Enjoying a book such as this -- or any of the Kimball collections -- is akin to turning on an internal iPod. But since it doesn't come with its own CD, the reader can supplement the activity by going to soundtracks and original cast recordings or, if in a metropolis like New York City, dropping by boites where singers are currently feting Mercer (Marilyn Maye in two parts already this year, Andrea Marcovicci and Mary Cleere Haran offering dueling Mercer tributes in November, Kimball himself plugging the book at the 92nd Street Y -- also in November).

There's another highly entertaining way: searching Mercer songs on YouTube.
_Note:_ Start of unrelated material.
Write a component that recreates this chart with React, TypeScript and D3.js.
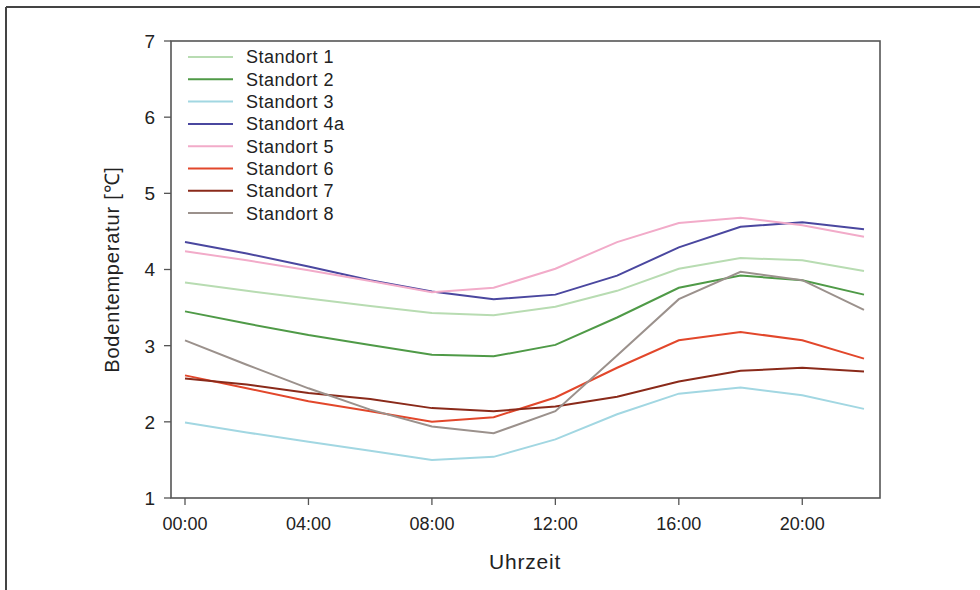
import React from "react";
import * as d3 from "d3";

const hours = [0, 2, 4, 6, 8, 10, 12, 14, 16, 18, 20, 22];
const xTickHours = [0, 4, 8, 12, 16, 20];
const xTickLabels = ["00:00", "04:00", "08:00", "12:00", "16:00", "20:00"];
const yTicks = [1, 2, 3, 4, 5, 6, 7];

const seriesNames = ["Standort 1", "Standort 2", "Standort 3", "Standort 4a", "Standort 5", "Standort 6", "Standort 7", "Standort 8"];
const seriesColors = ["#b8dcb2", "#4f9a47", "#a2d7e2", "#4a479f", "#f2abc9", "#e2472b", "#8a2a1a", "#9b918c"];

const standort1 = [3.83, 3.72, 3.62, 3.52, 3.43, 3.40, 3.51, 3.72, 4.01, 4.15, 4.12, 3.98];
const standort2 = [3.45, 3.29, 3.14, 3.01, 2.88, 2.86, 3.01, 3.37, 3.76, 3.92, 3.86, 3.67];
const standort3 = [1.99, 1.86, 1.74, 1.62, 1.50, 1.54, 1.77, 2.10, 2.37, 2.45, 2.35, 2.17];
const standort4a = [4.36, 4.21, 4.04, 3.86, 3.71, 3.61, 3.67, 3.92, 4.29, 4.56, 4.62, 4.53];
const standort5 = [4.24, 4.12, 3.99, 3.85, 3.70, 3.76, 4.01, 4.36, 4.61, 4.68, 4.58, 4.43];
const standort6 = [2.61, 2.44, 2.27, 2.14, 2.00, 2.06, 2.32, 2.71, 3.07, 3.18, 3.07, 2.83];
const standort7 = [2.57, 2.49, 2.38, 2.30, 2.18, 2.14, 2.20, 2.33, 2.53, 2.67, 2.71, 2.66];
const standort8 = [3.07, 2.75, 2.44, 2.16, 1.94, 1.85, 2.14, 2.87, 3.61, 3.97, 3.86, 3.47];

const seriesValues = [standort1, standort2, standort3, standort4a, standort5, standort6, standort7, standort8];

export default function App() {
  const left = 171, right = 880, top = 41, bottom = 498;
  const x = d3.scaleLinear().domain([0, 22]).range([185, 864]);
  const y = d3.scaleLinear().domain([1, 7]).range([bottom, top]);
  const line = d3.line<number>().x((_, i) => x(hours[i])).y((v) => y(v));
  const font = "'Liberation Sans', Arial, sans-serif";
  const textColor = "#222";
  const axisColor = "#555";

  return (
    <svg width={980} height={590} style={{ position: "absolute", left: 0, top: 0, background: "#fff" }} fontFamily={font}>
      <rect x={0} y={0} width={980} height={590} fill="#fff" />
      {/* outer frame */}
      <line x1={6} y1={7} x2={980} y2={7} stroke="#444" strokeWidth={2} />
      <line x1={6} y1={7} x2={6} y2={590} stroke="#444" strokeWidth={2} />

      {/* series */}
      {seriesValues.map((vals, i) => (
        <path key={i} d={line(vals) || ""} fill="none" stroke={seriesColors[i]} strokeWidth={2} />
      ))}

      {/* plot box */}
      <rect x={left} y={top} width={right - left} height={bottom - top} fill="none" stroke={axisColor} strokeWidth={1.6} />

      {/* y ticks */}
      {yTicks.map((t) => (
        <g key={t}>
          <line x1={left - 7} x2={left} y1={y(t)} y2={y(t)} stroke={axisColor} strokeWidth={1.3} />
          <text x={155} y={y(t)} dy="0.36em" textAnchor="end" fontSize={19} fill={textColor}>{t}</text>
        </g>
      ))}

      {/* x ticks */}
      {xTickHours.map((h, i) => (
        <g key={h}>
          <line x1={x(h)} x2={x(h)} y1={bottom} y2={bottom + 7} stroke={axisColor} strokeWidth={1.3} />
          <text x={x(h)} y={530} textAnchor="middle" fontSize={18} fill={textColor}>{xTickLabels[i]}</text>
        </g>
      ))}

      {/* axis titles */}
      <text x={525} y={569} textAnchor="middle" fontSize={21} letterSpacing={0.8} fill={textColor}>Uhrzeit</text>
      <text transform={`translate(119, ${(top + bottom) / 2}) rotate(-90)`} textAnchor="middle" fontSize={20} letterSpacing={0.8} fill={textColor}>Bodentemperatur [℃]</text>

      {/* legend */}
      {seriesNames.map((n, i) => {
        const ly = 57 + i * 22.3;
        return (
          <g key={n}>
            <line x1={188} x2={233} y1={ly} y2={ly} stroke={seriesColors[i]} strokeWidth={2} />
            <text x={246} y={ly} dy="0.36em" fontSize={18} letterSpacing={0.5} fill={textColor}>{n}</text>
          </g>
        );
      })}
    </svg>
  );
}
You find gems like a "Hooray for Hollywood" clip from 1937's Hollywood Hotel or Doris Day singing her definitive version of the song. You find Capitol recording artist Mercer singing "Jamboree Jones" and Judy Garland swinging the number in a never-aired excerpt from her 60's television series. You find Fred Astaire singing, dancing and smashing glasses through "One for My Baby" from 1943's The Sky's the Limit. You find Peggy Lee's moving work on "When the World Was Young," with several lyrics surprisingly not in the Kimball et al tome.

Always remember while reading and viewing that Mercer, who died on June 25, 1976, wrote "That Old Black Magic" and infused it -- and everything else he copiously imagined -- with that old knack magic.